Pendiri kerajaan ini tidak lain adalah Ken Angrok, menggunakan nama penobatan Sri Ranggah Rajasa. Ia memulai adanya Wangsa Rajasa yang berkuasa tidak hanya di Singasari namun sampai dengan akhir masa keemasan kerajaan Majapahit.

Sejarah Kerajaan Singasari

Pada masanya, kerajaan ini mempunyai kejayaan yang cukup berpengaruh. Namun sebelum kerajaan ini berjaya dan diketahui oleh banyak orang, ternyata Singasari merupakan sebuah daerah bawahan dari Kerajaan Kediri. Hal ini pun telah ditegaskan menurut Pararaton.

Saat itu, seorang yang menjabat sebagai Akuwu (jika saat ini setara dengan Camat) adalah Tunggul Ametung. Akuwu ini mati terbunuh dengan cara ditipu muslihat oleh pengawalnya sendiri, yang bernama Ken Arok. Setelah Tunggul Ametung terbunuh, maka dia berniat untuk melepaskan Tumapel dari kekuasaan Kerajaan Kediri dan berniat untuk membuat kerajaannya sendiri.

Sejarah mencatat pada tahun 1254 terjadilah sebuah pertarungan sengit antara Kaum Brahmana dengan Raja Kerajaan Kediri yakni Kertajaya. Saat itulah, para Brahmana menggabungkan diri dengan Ken Arok untuk melawan Raja Kerajaan Kediri. Dan di saat itu pula, Ken Arok diangkat menjadi raja pertama dari Tumapel dengan gelar Sri Rajasa Sang Amurwabhumi.

Perseteruan tersebut membuat Kerajaan Kediri berperang di Desa Ganter. Perang ini sendiri berakhir dengan kemenangan yang diperoleh pihak Tumapel. Negarakertagama pun mengatakan bahwa tahun yang sama berdirilah sebuah Kerajaan Tumapel, hanya saja tidak menyertakan Ken Arok. Yang menjadi raja di Kerajaan Tumapel justru bernama Ranggah Rajasa Sang Girinathaputra.

Disebutkan bahwa raja tersebutlah yang berhasil mengalahkan Kertajaya yang merupakan sosok raja dari Kerajaan Kediri.
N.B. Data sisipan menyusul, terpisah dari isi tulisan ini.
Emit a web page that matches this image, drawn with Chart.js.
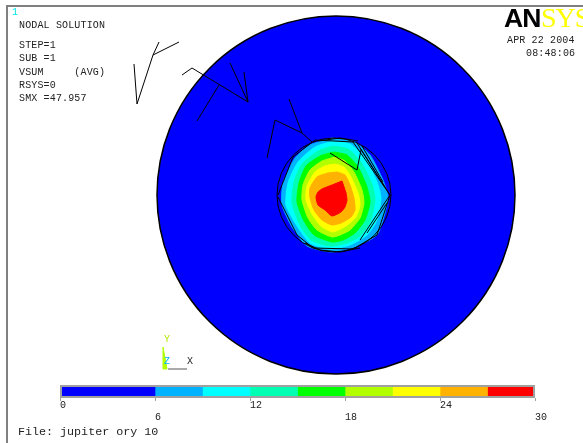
<!DOCTYPE html>
<html>
<head>
<meta charset="utf-8">
<script src="https://cdn.jsdelivr.net/npm/chart.js@4"></script>
<style>
html, body { margin: 0; padding: 0; background: #fff; overflow: hidden; }
#page { position: relative; width: 583px; height: 443px; overflow: hidden; }
#frame { position: absolute; left: 6px; top: 5px; width: 600px; height: 460px; border-left: 2px solid #808080; border-top: 2px solid #808080; }
canvas { position: absolute; left: 0; }
.t { position: absolute; font: 10px "Liberation Mono", monospace; color: #222; white-space: pre; line-height: 12px; letter-spacing: 0.15px; }
#logoA { position: absolute; left: 504px; top: 3px; font: bold 26.5px/30px "Liberation Sans", sans-serif; color: #000; letter-spacing: -1px; }
#logoS { position: absolute; left: 541px; top: 2px; font: 28px/32px "Liberation Serif", serif; color: #ffff00; letter-spacing: -1px; }
</style>
</head>
<body>
<div id="page">
  <div id="frame"></div>
  <canvas id="field" width="583" height="443" style="top:0"></canvas>
  <canvas id="bar" width="583" height="50" style="top:380px"></canvas>
  <div class="t" style="left:12px;top:7px;color:#00e5e5">1</div>
  <div class="t" style="left:19px;top:20px">NODAL SOLUTION</div>
  <div class="t" style="left:19px;top:40px">STEP=1</div>
  <div class="t" style="left:19px;top:53px">SUB =1</div>
  <div class="t" style="left:19px;top:67px">VSUM     (AVG)</div>
  <div class="t" style="left:19px;top:80px">RSYS=0</div>
  <div class="t" style="left:19px;top:93px">SMX =47.957</div>
  <div id="logoA">AN</div>
  <div id="logoS">SYS</div>
  <div class="t" style="left:507px;top:35px">APR 22 2004</div>
  <div class="t" style="left:526px;top:48px">08:48:06</div>
  <div class="t" style="left:164px;top:334px;color:#b2e600">Y</div>
  <div class="t" style="left:164px;top:356px;color:#00b2ff">Z</div>
  <div class="t" style="left:187px;top:356px">X</div>
  <div class="t" style="left:18px;top:426px;font-size:11.7px;letter-spacing:0">File: jupiter ory 10</div>
</div>
<script>
// colour bar
const bandWidths = [6, 3, 3, 3, 3, 3, 3, 3, 3];
const bandColors = ['#0000ff', '#00b2ff', '#00ffff', '#00ffb2', '#00ff00', '#b2ff00', '#ffff00', '#ffb200', '#ff0000'];
const barMax = 30;
const barStep = 6;

// disc and outer ring, picture pixels
const discCenter = [{x: 336, y: 195}];
const ringCenter = [{x: 334, y: 195}];

// contour bands, outermost first
const bandLightBlue = [[332,138],[353,141],[370,155],[383,180],[388,197],[385,213],[377,235],[357,246],[332,252],[307,246],[292,227],[282,205],[283,183],[295,158],[310,145],[332,138]];
const bandCyan = [[333,141],[350,144],[365,158],[377,182],[381,198],[377,220],[367,235],[350,245],[330,249],[310,243],[297,226],[286,205],[288,183],[298,162],[315,147],[333,141]];
const bandAqua = [[333,146],[348,149],[361,162],[372,184],[375,200],[370,222],[360,236],[347,243],[330,246],[311,240],[300,225],[292,203],[294,182],[302,164],[318,151],[333,146]];
const bandGreen = [[334,152],[347,155],[358,167],[367,187],[370,202],[365,220],[355,233],[343,240],[332,242],[314,235],[304,221],[297,202],[299,183],[306,166],[320,156],[334,152]];
const bandLime = [[335,157],[345,161],[354,172],[362,190],[364,203],[360,218],[350,230],[340,235],[332,237],[317,230],[308,218],[302,200],[303,185],[310,170],[322,161],[335,157]];
const bandYellow = [[335,164],[344,167],[351,177],[358,193],[360,205],[356,217],[346,226],[333,232],[321,226],[312,214],[306,200],[307,186],[315,172],[325,166],[335,164]];
const bandOrange = [[337,172],[345,175],[350,185],[354,198],[355,210],[351,217],[341,223],[332,225],[322,220],[314,210],[310,198],[310,188],[317,177],[328,173],[337,172]];
const bandRed = [[342,181],[346,193],[347,200],[345,207],[341,212],[332,216],[325,210],[318,205],[316,197],[318,192],[322,189],[332,185],[342,181]];

// black element edges
const edgeA = [[134,64],[137,104],[153,55],[159,42]];
const edgeB = [[153,55],[179,42]];
const edgeC = [[182,75],[192,68],[248,102],[230,63]];
const edgeD = [[244,72],[248,102]];
const edgeE = [[219,85],[197,121]];
const edgeF = [[267,158],[275,120],[302,133],[312,142]];
const edgeG = [[302,133],[289,99]];
const edgeH = [[330,153],[357,170],[361,150]];
const edgeI = [[278,195],[293,157],[315,140],[353,142],[390,195],[377,235],[353,249],[313,248],[297,235],[278,197]];
const edgeJ = [[357,143],[390,195],[360,240]];
const edgeK = [[360,148],[385,187]];
const edgeL = [[367,233],[387,203]];
const edgeM = [[362,146],[383,182]];
const edgeN = [[305,243],[320,250],[340,252],[360,248]];
const edgeO = [[318,141],[340,138],[358,141]];

// axis triad
const triadY = [[163,347],[167,369],[163,369],[163,347]];
const triadX = [[168,369],[187,369]];

const toPoints = pts => pts.map(p => ({x: p[0], y: p[1]}));

const bandSets = [bandLightBlue, bandCyan, bandAqua, bandGreen, bandLime, bandYellow, bandOrange, bandRed];
const bandSetColors = bandColors.slice(1);
const edgeSets = [edgeA, edgeB, edgeC, edgeD, edgeE, edgeF, edgeG, edgeH, edgeI, edgeJ, edgeK, edgeL, edgeM, edgeN, edgeO];

const datasets = [];
datasets.push({data: discCenter, pointRadius: 179, pointBackgroundColor: '#0000ff', pointBorderColor: '#000', pointBorderWidth: 1.5, showLine: false});
bandSets.forEach((band, i) => {
    datasets.push({data: toPoints(band), showLine: true, fill: 'shape', backgroundColor: bandSetColors[i], borderColor: bandSetColors[i], borderWidth: 1, pointRadius: 0, tension: 0.2});
});
datasets.push({data: ringCenter, pointRadius: 57, pointBackgroundColor: 'rgba(0,0,0,0)', pointBorderColor: '#000', pointBorderWidth: 1, showLine: false});
edgeSets.forEach(edge => {
    datasets.push({data: toPoints(edge), showLine: true, borderColor: '#000', borderWidth: 1, pointRadius: 0, fill: false});
});
datasets.push({data: toPoints(triadY), showLine: true, fill: 'shape', backgroundColor: '#b2ff00', borderColor: '#b2ff00', borderWidth: 1, pointRadius: 0});
datasets.push({data: toPoints(triadX), showLine: true, borderColor: '#555', borderWidth: 1, pointRadius: 0});
// later entries go on top
datasets.forEach((d, i) => { d.order = datasets.length - i; d.clip = false; });

new Chart(document.getElementById('field'), {
    type: 'scatter',
    data: {datasets: datasets},
    options: {
        responsive: false,
        animation: false,
        events: [],
        layout: {padding: 0, autoPadding: false},
        plugins: {legend: {display: false}, tooltip: {enabled: false}},
        scales: {
            x: {type: 'linear', min: 0, max: 583, display: false},
            y: {type: 'linear', min: 0, max: 443, reverse: true, display: false}
        }
    }
});

const barOutline = {
    id: 'barOutline',
    afterDatasetsDraw(chart) {
        const a = chart.chartArea;
        const c = chart.ctx;
        c.save();
        c.strokeStyle = '#a0a0a0';
        c.lineWidth = 2;
        c.strokeRect(a.left + 1, a.top + 1, a.width - 2, a.height - 2);
        c.restore();
    }
};

new Chart(document.getElementById('bar'), {
    type: 'bar',
    data: {
        labels: [''],
        datasets: bandWidths.map((w, i) => ({data: [w], backgroundColor: bandColors[i], borderWidth: 0, barPercentage: 1, categoryPercentage: 1}))
    },
    plugins: [barOutline],
    options: {
        indexAxis: 'y',
        responsive: false,
        animation: false,
        events: [],
        layout: {padding: {left: 60, right: 48, top: 5, bottom: 0}},
        plugins: {legend: {display: false}, tooltip: {enabled: false}},
        scales: {
            y: {stacked: true, display: false},
            x: {
                stacked: true,
                min: 0,
                max: barMax,
                afterFit(scale) { scale.height = 32; },
                border: {display: false},
                grid: {drawOnChartArea: false, color: '#a0a0a0', tickLength: 3},
                ticks: {
                    stepSize: barStep,
                    align: 'start',
                    maxRotation: 0,
                    autoSkip: false,
                    padding: -2,
                    color: '#222',
                    font: {family: '"Liberation Mono", monospace', size: 10, lineHeight: 1.2},
                    callback(value, index) {
                        return index % 2 === 0 ? [String(value), ''] : ['', String(value)];
                    }
                }
            }
        }
    }
});
</script>
</body>
</html>
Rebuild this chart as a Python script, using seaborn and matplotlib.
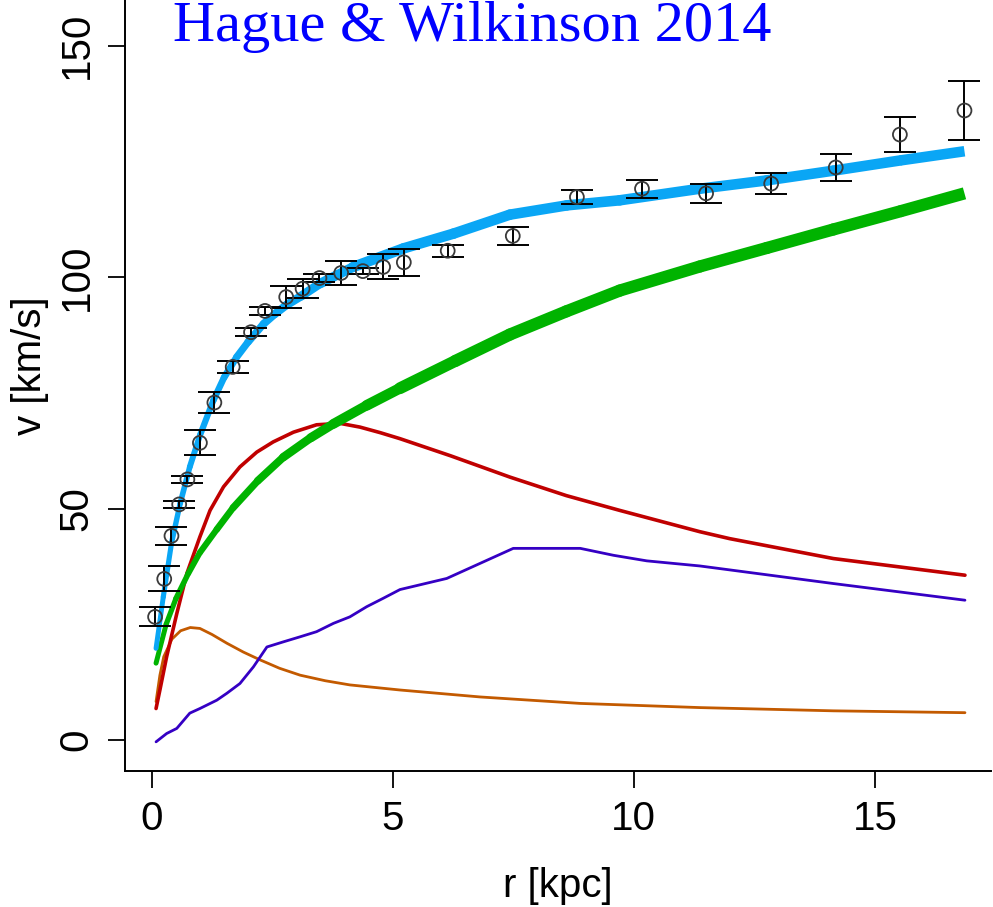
import numpy as np
import matplotlib
matplotlib.use("Agg")
import matplotlib.pyplot as plt
from matplotlib.collections import LineCollection
import seaborn as sns

# Observed rotation curve (kpc, km/s)
r_obs = [0.07, 0.26, 0.41, 0.57, 0.74, 1.00, 1.30, 1.68, 2.06, 2.35, 2.79, 3.13, 3.48,
         3.93, 4.38, 4.80, 5.23, 6.14, 7.49, 8.82, 10.17, 11.50, 12.85, 14.19, 15.52, 16.86]
v_obs = [26.6, 34.8, 44.1, 50.9, 56.3, 64.2, 72.9, 80.6, 88.1, 92.7, 95.7, 97.5, 99.8,
         100.9, 101.3, 102.2, 103.2, 105.7, 108.9, 117.3, 119.1, 118.1, 120.2, 123.7, 130.8, 136.0]
v_err = [2.05, 2.7, 2.0, 0.7, 0.8, 2.7, 2.2, 1.3, 0.9, 0.9, 2.3, 2.1, 0.8,
         2.6, 0.7, 2.7, 2.9, 1.25, 2.0, 1.5, 1.9, 2.1, 2.3, 2.9, 3.8, 6.3]

# Total model
r_total = [0.09, 0.24, 0.41, 0.59, 0.79, 1.00, 1.28, 1.50, 1.76, 2.00, 2.32, 2.55, 2.80,
           3.10, 3.49, 4.18, 5.22, 6.26, 7.43, 8.61, 9.71, 11.37, 12.76, 14.14, 15.52, 16.86]
v_total = [19.8, 30.9, 42.5, 51.1, 59.0, 65.8, 73.4, 78.3, 82.7, 86.0, 89.9, 92.0, 94.0,
           95.9, 98.6, 102.2, 106.2, 109.4, 113.5, 115.5, 116.6, 119.1, 120.9, 123.0, 125.2, 127.2]

# Dark matter halo
r_halo = [0.09, 0.30, 0.50, 0.76, 1.00, 1.35, 1.69, 2.20, 2.73, 3.30, 3.77, 4.46, 5.15,
          6.30, 7.43, 8.60, 9.71, 11.37, 12.76, 14.14, 15.52, 16.86]
v_halo = [16.6, 25.0, 30.5, 36.0, 40.5, 45.5, 50.2, 56.0, 61.1, 65.3, 68.3, 72.3, 76.0,
          81.9, 87.6, 92.6, 97.1, 102.3, 106.3, 110.3, 114.2, 118.1]

# Stellar disc
r_disc = [0.09, 0.17, 0.31, 0.52, 0.73, 1.00, 1.21, 1.49, 1.83, 2.18, 2.52, 2.94, 3.42,
          3.91, 4.32, 4.74, 5.15, 6.20, 7.43, 8.60, 9.71, 11.37, 11.99, 14.14, 16.87]
v_disc = [6.8, 10.8, 18.0, 27.3, 36.0, 43.9, 49.6, 54.7, 59.0, 62.2, 64.4, 66.5, 68.1,
          68.4, 67.6, 66.4, 65.1, 61.4, 56.8, 52.8, 49.6, 45.0, 43.5, 39.2, 35.6]

# Gas
r_gas = [0.09, 0.31, 0.52, 0.79, 1.00, 1.35, 1.56, 1.83, 2.11, 2.39, 2.73, 3.08, 3.42,
         3.77, 4.11, 4.46, 4.80, 5.15, 6.12, 7.50, 8.89, 9.58, 10.27, 11.37, 14.14, 16.87]
v_gas = [-0.4, 1.4, 2.5, 5.8, 6.8, 8.6, 10.1, 12.2, 15.8, 20.1, 21.2, 22.3, 23.4,
         25.2, 26.6, 28.8, 30.6, 32.5, 34.9, 41.4, 41.4, 39.9, 38.7, 37.6, 33.8, 30.2]

# Bulge
r_bulge = [0.09, 0.17, 0.25, 0.42, 0.60, 0.80, 1.00, 1.25, 1.56, 1.90, 2.25, 2.65, 3.08,
           3.60, 4.11, 5.15, 6.81, 8.89, 11.37, 14.14, 16.87]
v_bulge = [8.3, 14.0, 18.0, 21.8, 23.6, 24.3, 24.1, 22.8, 20.9, 19.0, 17.3, 15.5, 14.0,
           12.8, 11.9, 10.8, 9.3, 7.9, 7.0, 6.3, 5.9]

x_ticks = [0, 5, 10, 15]
y_ticks = [0, 50, 100, 150]
title = "Hague & Wilkinson 2014"

sns.set_style("ticks")
plt.rcParams["font.family"] = ["Liberation Sans", "DejaVu Sans"]
plt.rcParams["text.color"] = "black"
plt.rcParams["axes.labelcolor"] = "black"
plt.rcParams["xtick.color"] = "black"
plt.rcParams["ytick.color"] = "black"

W, H = 993, 907
fig = plt.figure(figsize=(W / 100, H / 100), dpi=100)
ax = fig.add_axes([125 / W, (H - 771) / H, (991 - 125) / W, (771 + 39) / H])
ax.set_xlim(-0.554, 17.41)
ax.set_ylim(-6.70, 168.3)


def tapered(ax, r, v, color, w0, w1, r_full, z):
    """Curve whose width grows with radius, with a square end."""
    pts = np.column_stack([r, v])
    segs = np.stack([pts[:-1], pts[1:]], axis=1)
    mid = 0.5 * (np.asarray(r[:-1]) + np.asarray(r[1:]))
    lw = w0 + (w1 - w0) * np.clip(mid / r_full, 0, 1)
    body = LineCollection(segs[:-1], linewidths=lw[:-1], colors=color,
                          capstyle="round", zorder=z)
    tail = LineCollection(segs[-1:], linewidths=lw[-1:], colors=color,
                          capstyle="butt", zorder=z)
    ax.add_collection(body)
    ax.add_collection(tail)


sns.lineplot(x=r_bulge, y=v_bulge, color="#c35a00", linewidth=2.0, sort=False,
             estimator=None, ax=ax, zorder=2)
sns.lineplot(x=r_gas, y=v_gas, color="#3500c4", linewidth=2.0, sort=False,
             estimator=None, ax=ax, zorder=2)
sns.lineplot(x=r_disc, y=v_disc, color="#c00000", linewidth=2.6, sort=False,
             estimator=None, ax=ax, zorder=2)
tapered(ax, r_halo, v_halo, "#00b300", 3.4, 8.8, 6.0, 3)
tapered(ax, r_total, v_total, "#0aa6f5", 3.4, 7.6, 4.5, 4)

ax.errorbar(r_obs, v_obs, yerr=v_err, fmt="none", ecolor="black",
            elinewidth=1.4, capsize=11.5, capthick=1.4, zorder=5)
sns.scatterplot(x=r_obs, y=v_obs, s=100, marker="o", facecolor="none",
                edgecolor="#3a3a3a", linewidth=1.3, ax=ax, zorder=6)

ax.set_xticks(x_ticks)
ax.set_yticks(y_ticks)
ax.set_xticklabels([str(t) for t in x_ticks])
ax.set_yticklabels([str(t) for t in y_ticks], rotation=90, va="center")
ax.tick_params(axis="both", length=12, width=1.3, labelsize=29, colors="black")
ax.tick_params(axis="x", pad=9)
ax.tick_params(axis="y", pad=9)
ax.set_xlabel("r [kpc]", fontsize=29, labelpad=21, color="black")
ax.set_ylabel("v [km/s]", fontsize=29, labelpad=6, color="black")

for side in ("top", "right"):
    ax.spines[side].set_visible(False)
for side in ("left", "bottom"):
    ax.spines[side].set_linewidth(1.4)
    ax.spines[side].set_color("black")

fig.text(173 / W, 1 - 41 / H, title, color="#0000ff", fontsize=42,
         family=["Liberation Serif", "DejaVu Serif"], ha="left", va="baseline")

fig.savefig("out.png", dpi=100)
Kemudian pada sebuah Prasasti Mula Malurung atas nama Kertanagara di tahun 1255, mengatakan bahwa Pendiri dari Kerajaan Tumapel adalah Bhatara Siwa. Namun bisa saja nama tersebut merupakan sebuah gelar anumerta dari Ranggah Rajasa.

Dalam Negarakertagama sendiri, arwah pendiri Kerajaan Tumapel dipuja-puja sebagai Siwa. Namun dalam Pararaton, disebutkan bahwa sebelum maju perang melawan Kerajaan Kediri ternyata Ken Arok juga memiliki julukan yang bernama Bhatara Siwa.

Raja-raja Singasari
Dalam perjalanan kerajaan terjadi pergantian nama dari Tumapel menjadi Singasari. Pergantian nama ini terjadi pada masa raja kedua. Berikut raja kerajaan Singasari termasuk yang paling terkenal di antaranya,
1. Ken Arok
Ken Arok adalah pendiri sekaligus raja pertama kerajaan Singasari. Dalam kitab Pararaton disebutkan bahwa dia adalah anak Dewa Brahma yang lahir dari seorang wanita desa Pangkur, selatan Gunung Kawi.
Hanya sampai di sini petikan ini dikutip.